■ Dataset excerpt
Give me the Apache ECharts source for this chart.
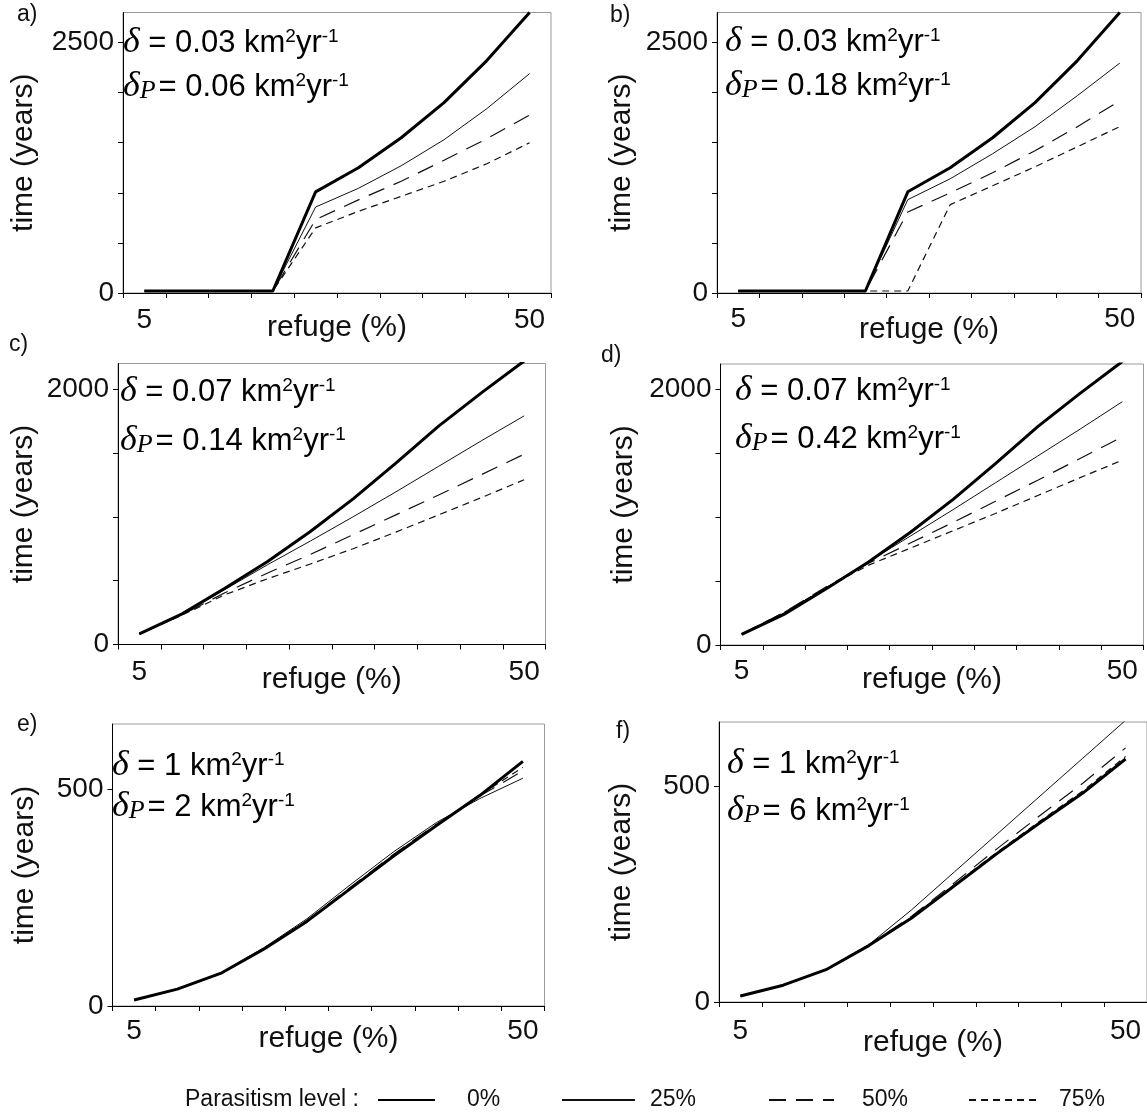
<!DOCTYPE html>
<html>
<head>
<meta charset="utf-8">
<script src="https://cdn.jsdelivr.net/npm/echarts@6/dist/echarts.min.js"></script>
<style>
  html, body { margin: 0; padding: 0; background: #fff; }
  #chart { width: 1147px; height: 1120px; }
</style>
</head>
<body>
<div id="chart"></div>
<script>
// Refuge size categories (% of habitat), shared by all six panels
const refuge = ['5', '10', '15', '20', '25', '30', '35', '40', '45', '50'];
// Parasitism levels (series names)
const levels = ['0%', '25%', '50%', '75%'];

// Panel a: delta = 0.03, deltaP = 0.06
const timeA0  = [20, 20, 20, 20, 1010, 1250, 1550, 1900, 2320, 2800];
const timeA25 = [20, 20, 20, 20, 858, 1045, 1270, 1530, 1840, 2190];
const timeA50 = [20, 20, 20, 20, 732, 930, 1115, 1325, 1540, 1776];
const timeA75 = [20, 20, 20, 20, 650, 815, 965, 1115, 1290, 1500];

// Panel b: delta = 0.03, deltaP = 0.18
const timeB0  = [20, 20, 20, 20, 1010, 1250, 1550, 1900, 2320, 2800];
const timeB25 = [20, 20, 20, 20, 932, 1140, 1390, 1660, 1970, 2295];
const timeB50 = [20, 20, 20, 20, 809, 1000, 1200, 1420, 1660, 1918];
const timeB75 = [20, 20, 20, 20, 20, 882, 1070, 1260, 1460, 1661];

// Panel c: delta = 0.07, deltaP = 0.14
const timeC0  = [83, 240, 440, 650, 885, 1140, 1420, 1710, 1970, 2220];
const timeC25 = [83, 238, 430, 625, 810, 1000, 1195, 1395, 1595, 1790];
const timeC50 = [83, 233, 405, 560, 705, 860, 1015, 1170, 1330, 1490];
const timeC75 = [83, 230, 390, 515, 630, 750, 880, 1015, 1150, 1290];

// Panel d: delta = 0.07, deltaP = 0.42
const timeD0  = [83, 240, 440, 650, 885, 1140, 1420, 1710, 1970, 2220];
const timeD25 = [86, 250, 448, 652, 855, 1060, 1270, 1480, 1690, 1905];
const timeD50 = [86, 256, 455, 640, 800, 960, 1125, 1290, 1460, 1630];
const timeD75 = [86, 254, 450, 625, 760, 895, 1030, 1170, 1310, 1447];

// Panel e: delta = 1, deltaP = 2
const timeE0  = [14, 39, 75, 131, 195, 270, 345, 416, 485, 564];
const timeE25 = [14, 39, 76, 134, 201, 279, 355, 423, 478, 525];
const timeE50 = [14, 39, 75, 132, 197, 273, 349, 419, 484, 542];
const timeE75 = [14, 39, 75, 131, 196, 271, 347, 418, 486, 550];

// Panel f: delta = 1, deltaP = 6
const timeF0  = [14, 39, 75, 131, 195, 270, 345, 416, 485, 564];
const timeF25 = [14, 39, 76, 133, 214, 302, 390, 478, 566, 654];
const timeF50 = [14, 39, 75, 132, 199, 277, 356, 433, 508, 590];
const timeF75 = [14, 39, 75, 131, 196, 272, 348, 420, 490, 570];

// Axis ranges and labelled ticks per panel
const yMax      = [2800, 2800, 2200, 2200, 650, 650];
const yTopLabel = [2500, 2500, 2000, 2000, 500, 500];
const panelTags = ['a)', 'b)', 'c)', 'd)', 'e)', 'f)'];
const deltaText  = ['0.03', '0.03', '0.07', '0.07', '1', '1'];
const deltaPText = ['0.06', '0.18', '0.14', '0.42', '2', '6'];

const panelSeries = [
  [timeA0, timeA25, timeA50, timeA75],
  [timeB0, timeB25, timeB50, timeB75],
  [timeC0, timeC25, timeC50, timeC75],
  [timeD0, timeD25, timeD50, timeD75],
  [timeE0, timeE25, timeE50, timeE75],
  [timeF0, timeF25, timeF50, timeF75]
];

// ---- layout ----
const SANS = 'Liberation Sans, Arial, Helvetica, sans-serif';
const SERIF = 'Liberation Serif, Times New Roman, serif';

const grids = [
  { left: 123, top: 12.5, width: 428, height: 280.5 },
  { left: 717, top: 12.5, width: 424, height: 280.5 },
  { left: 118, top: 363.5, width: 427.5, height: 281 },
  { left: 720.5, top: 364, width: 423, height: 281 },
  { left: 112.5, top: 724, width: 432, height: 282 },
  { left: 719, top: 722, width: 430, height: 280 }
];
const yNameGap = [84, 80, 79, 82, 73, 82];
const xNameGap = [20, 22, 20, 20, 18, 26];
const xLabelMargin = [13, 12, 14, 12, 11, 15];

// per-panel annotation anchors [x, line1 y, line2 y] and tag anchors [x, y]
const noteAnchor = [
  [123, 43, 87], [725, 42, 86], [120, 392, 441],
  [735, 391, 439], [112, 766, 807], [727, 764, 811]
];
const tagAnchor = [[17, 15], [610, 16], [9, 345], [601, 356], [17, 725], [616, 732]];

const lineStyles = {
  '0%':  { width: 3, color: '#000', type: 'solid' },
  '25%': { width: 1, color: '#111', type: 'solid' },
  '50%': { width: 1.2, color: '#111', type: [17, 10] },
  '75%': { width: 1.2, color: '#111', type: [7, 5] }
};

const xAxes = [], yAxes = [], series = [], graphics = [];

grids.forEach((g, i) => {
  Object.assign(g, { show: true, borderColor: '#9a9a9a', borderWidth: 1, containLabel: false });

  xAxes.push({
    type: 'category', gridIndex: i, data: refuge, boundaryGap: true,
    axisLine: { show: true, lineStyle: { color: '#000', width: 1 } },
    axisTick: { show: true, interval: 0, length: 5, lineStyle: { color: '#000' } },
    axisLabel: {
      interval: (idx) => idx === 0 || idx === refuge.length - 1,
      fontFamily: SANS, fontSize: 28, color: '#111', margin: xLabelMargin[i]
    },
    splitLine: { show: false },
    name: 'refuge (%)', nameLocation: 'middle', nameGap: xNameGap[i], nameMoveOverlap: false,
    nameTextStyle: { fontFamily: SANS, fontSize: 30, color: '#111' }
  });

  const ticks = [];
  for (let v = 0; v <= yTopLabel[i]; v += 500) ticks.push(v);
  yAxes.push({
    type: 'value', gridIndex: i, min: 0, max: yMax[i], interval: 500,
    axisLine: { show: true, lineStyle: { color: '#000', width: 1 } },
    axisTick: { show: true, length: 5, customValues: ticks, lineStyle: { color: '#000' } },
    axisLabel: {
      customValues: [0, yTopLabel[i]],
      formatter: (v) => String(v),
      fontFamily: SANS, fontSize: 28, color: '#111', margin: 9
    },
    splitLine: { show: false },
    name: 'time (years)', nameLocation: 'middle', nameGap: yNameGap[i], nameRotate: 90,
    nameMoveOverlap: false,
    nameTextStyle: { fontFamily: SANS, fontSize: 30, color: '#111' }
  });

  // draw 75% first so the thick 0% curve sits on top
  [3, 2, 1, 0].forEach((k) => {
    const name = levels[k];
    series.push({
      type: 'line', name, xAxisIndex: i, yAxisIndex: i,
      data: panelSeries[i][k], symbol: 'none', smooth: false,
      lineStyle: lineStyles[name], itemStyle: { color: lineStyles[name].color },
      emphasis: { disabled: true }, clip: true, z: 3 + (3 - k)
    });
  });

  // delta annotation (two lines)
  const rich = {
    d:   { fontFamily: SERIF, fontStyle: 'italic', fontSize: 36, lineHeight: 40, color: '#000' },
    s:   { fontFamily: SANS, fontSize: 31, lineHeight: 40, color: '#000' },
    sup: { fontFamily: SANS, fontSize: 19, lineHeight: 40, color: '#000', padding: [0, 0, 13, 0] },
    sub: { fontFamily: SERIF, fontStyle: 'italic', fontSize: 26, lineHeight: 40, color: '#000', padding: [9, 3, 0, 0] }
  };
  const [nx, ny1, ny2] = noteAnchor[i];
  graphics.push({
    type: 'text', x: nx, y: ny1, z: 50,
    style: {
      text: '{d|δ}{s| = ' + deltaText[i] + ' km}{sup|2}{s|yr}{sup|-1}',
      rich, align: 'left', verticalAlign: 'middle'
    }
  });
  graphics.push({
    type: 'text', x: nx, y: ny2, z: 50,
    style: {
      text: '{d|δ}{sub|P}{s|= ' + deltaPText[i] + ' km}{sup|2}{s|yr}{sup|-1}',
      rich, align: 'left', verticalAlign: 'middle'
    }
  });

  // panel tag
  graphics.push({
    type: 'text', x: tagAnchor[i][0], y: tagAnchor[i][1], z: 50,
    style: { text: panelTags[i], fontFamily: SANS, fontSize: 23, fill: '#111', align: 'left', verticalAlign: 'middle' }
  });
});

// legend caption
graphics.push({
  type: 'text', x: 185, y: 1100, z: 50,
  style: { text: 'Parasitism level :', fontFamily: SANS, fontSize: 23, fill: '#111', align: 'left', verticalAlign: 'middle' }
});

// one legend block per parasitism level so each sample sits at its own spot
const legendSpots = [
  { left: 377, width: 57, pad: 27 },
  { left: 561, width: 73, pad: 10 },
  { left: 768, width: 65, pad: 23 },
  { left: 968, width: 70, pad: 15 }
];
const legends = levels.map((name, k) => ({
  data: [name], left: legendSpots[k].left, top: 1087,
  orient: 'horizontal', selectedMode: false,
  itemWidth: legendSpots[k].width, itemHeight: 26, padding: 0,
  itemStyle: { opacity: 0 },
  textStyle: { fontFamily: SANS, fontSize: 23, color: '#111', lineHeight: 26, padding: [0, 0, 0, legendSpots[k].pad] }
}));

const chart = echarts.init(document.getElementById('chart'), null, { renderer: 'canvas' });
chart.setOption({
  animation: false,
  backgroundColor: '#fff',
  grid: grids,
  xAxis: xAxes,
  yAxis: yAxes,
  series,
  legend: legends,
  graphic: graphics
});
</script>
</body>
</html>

■ Task objective
Reproduce the data above word for word from its first line through the line that holds "1015, 1150, 1290];", both ends included; skip pictures.

■ Result of the task
Give me the Apache ECharts source for this chart.
<!DOCTYPE html>
<html>
<head>
<meta charset="utf-8">
<script src="https://cdn.jsdelivr.net/npm/echarts@6/dist/echarts.min.js"></script>
<style>
  html, body { margin: 0; padding: 0; background: #fff; }
  #chart { width: 1147px; height: 1120px; }
</style>
</head>
<body>
<div id="chart"></div>
<script>
// Refuge size categories (% of habitat), shared by all six panels
const refuge = ['5', '10', '15', '20', '25', '30', '35', '40', '45', '50'];
// Parasitism levels (series names)
const levels = ['0%', '25%', '50%', '75%'];

// Panel a: delta = 0.03, deltaP = 0.06
const timeA0  = [20, 20, 20, 20, 1010, 1250, 1550, 1900, 2320, 2800];
const timeA25 = [20, 20, 20, 20, 858, 1045, 1270, 1530, 1840, 2190];
const timeA50 = [20, 20, 20, 20, 732, 930, 1115, 1325, 1540, 1776];
const timeA75 = [20, 20, 20, 20, 650, 815, 965, 1115, 1290, 1500];

// Panel b: delta = 0.03, deltaP = 0.18
const timeB0  = [20, 20, 20, 20, 1010, 1250, 1550, 1900, 2320, 2800];
const timeB25 = [20, 20, 20, 20, 932, 1140, 1390, 1660, 1970, 2295];
const timeB50 = [20, 20, 20, 20, 809, 1000, 1200, 1420, 1660, 1918];
const timeB75 = [20, 20, 20, 20, 20, 882, 1070, 1260, 1460, 1661];

// Panel c: delta = 0.07, deltaP = 0.14
const timeC0  = [83, 240, 440, 650, 885, 1140, 1420, 1710, 1970, 2220];
const timeC25 = [83, 238, 430, 625, 810, 1000, 1195, 1395, 1595, 1790];
const timeC50 = [83, 233, 405, 560, 705, 860, 1015, 1170, 1330, 1490];
const timeC75 = [83, 230, 390, 515, 630, 750, 880, 1015, 1150, 1290];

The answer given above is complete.